Everyone, I think, views life through the eyes of their own experiences. I view God through that same “experiscope’. Things I’ve seen the Lord do I take for granted. Things I have not seen I consider impossible.

The apostle Thomas is most know for this “I’ll believe it when I see it” attitude, but all of the apostles saw Christ through an experiscope. In the Gospel of Mark, you can see this shift from “amazement” to “expected” within a few lines of text.

In one moment, Jesus walks out across the lake and they disbelieve it – they cry out – they are terrified. The next moment, they are back on shore, and anyone who touches the edge of Jesus’ cloak is healed – ho hum – been there, done that.

OK, maybe it was really cool the first time they saw Jesus heal the sick, but by Mark 6:56 that was already old news. “Oh yeah,” I can hear them saying, “I’ve seen this trick before. Still not quite sure how he does it, but nothing new here.”

Even with Christ in their midst, it was difficult for the apostles to see him objectively. Every word, every action, every miracle was processed through their own experiences and expectations. Their experiscope.

Experiscope is a better word than experiences, I believe. Because while experiences are fixed, I believe we can adjust our experiscope—the same way you can turn knobs on a telescope or periscope. See the marvel in the ordinary.
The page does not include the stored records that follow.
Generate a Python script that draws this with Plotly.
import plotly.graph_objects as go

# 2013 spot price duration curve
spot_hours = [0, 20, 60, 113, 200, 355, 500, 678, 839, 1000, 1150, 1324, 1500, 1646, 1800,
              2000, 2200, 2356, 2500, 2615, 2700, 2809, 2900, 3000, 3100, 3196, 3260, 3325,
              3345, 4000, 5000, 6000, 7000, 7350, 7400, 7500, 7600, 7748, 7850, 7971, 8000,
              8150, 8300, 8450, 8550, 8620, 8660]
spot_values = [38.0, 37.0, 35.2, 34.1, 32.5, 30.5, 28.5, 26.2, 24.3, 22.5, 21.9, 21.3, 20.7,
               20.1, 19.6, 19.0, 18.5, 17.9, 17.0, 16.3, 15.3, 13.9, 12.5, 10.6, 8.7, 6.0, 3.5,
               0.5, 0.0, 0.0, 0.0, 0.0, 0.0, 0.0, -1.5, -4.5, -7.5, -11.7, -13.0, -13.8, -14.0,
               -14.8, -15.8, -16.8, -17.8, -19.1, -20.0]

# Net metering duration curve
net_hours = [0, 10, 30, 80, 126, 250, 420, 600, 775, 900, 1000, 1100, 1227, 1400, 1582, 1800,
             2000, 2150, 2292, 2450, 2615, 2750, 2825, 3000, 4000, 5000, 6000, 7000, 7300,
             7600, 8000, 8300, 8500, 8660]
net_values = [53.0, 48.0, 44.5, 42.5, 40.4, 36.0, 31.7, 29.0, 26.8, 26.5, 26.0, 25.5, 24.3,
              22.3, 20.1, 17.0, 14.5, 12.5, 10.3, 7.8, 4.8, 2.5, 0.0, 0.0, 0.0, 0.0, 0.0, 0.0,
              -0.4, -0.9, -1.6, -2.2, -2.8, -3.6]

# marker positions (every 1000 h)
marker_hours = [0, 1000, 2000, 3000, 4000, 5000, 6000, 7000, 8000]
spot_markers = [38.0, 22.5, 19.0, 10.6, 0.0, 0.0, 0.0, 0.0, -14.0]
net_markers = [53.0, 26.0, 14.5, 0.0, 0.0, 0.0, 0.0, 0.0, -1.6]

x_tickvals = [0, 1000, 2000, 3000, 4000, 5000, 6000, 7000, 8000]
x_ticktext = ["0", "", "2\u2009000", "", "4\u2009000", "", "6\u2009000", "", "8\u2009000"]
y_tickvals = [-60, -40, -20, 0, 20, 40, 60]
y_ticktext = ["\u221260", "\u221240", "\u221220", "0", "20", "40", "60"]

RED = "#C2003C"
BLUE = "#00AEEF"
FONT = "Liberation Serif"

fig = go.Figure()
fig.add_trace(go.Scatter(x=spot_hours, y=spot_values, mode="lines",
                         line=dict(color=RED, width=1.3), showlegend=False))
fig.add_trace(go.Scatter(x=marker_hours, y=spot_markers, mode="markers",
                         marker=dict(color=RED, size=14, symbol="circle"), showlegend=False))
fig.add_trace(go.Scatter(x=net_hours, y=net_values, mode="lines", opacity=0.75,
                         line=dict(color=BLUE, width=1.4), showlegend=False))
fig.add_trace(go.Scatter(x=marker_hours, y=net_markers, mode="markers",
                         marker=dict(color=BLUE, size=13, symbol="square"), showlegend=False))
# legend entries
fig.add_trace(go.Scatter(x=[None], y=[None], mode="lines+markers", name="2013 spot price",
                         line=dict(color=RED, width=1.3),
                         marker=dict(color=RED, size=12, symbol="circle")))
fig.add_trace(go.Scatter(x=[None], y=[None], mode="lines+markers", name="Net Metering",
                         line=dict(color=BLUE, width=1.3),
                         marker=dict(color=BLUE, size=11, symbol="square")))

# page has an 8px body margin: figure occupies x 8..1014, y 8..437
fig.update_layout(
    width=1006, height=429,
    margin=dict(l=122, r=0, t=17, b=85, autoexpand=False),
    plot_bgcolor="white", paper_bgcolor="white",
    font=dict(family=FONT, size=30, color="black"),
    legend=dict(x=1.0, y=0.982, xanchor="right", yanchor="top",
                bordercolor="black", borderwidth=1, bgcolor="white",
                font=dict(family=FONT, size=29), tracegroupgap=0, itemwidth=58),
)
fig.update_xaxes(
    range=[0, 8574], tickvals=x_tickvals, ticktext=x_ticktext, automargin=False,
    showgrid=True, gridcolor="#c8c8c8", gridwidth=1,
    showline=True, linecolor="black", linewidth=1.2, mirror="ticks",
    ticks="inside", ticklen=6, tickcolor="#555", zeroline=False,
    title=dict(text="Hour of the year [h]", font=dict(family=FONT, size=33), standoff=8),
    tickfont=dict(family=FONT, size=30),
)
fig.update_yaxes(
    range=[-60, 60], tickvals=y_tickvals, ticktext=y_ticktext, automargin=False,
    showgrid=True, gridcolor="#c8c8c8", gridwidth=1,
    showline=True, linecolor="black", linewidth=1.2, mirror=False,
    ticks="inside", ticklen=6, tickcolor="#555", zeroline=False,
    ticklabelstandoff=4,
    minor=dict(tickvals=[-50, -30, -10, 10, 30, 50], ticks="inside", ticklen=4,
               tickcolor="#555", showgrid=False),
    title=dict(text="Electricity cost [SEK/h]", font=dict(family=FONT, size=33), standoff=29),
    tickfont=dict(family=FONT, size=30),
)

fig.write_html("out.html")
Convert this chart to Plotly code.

Expect the impossible.

Today is a good day to turn the dial a bit. Let me see God in the blue sky, let me feel him in a cool breeze, let me sense him in the smile of a stranger. Likewise, let me see redemption in the selfish, forgiveness in the wrongdoers, life in death. Help me Lord, to see through your experiscope.

1 comment:

trace said...

Good thoughts Ed. Why am I always looking for 'the big stuff' and seemingly looking over the hundreds of things God is doing in my life every day...pumping my blood, each breath I take.

Thanks for bringing the small stuff to mind. Let's not take it for granted.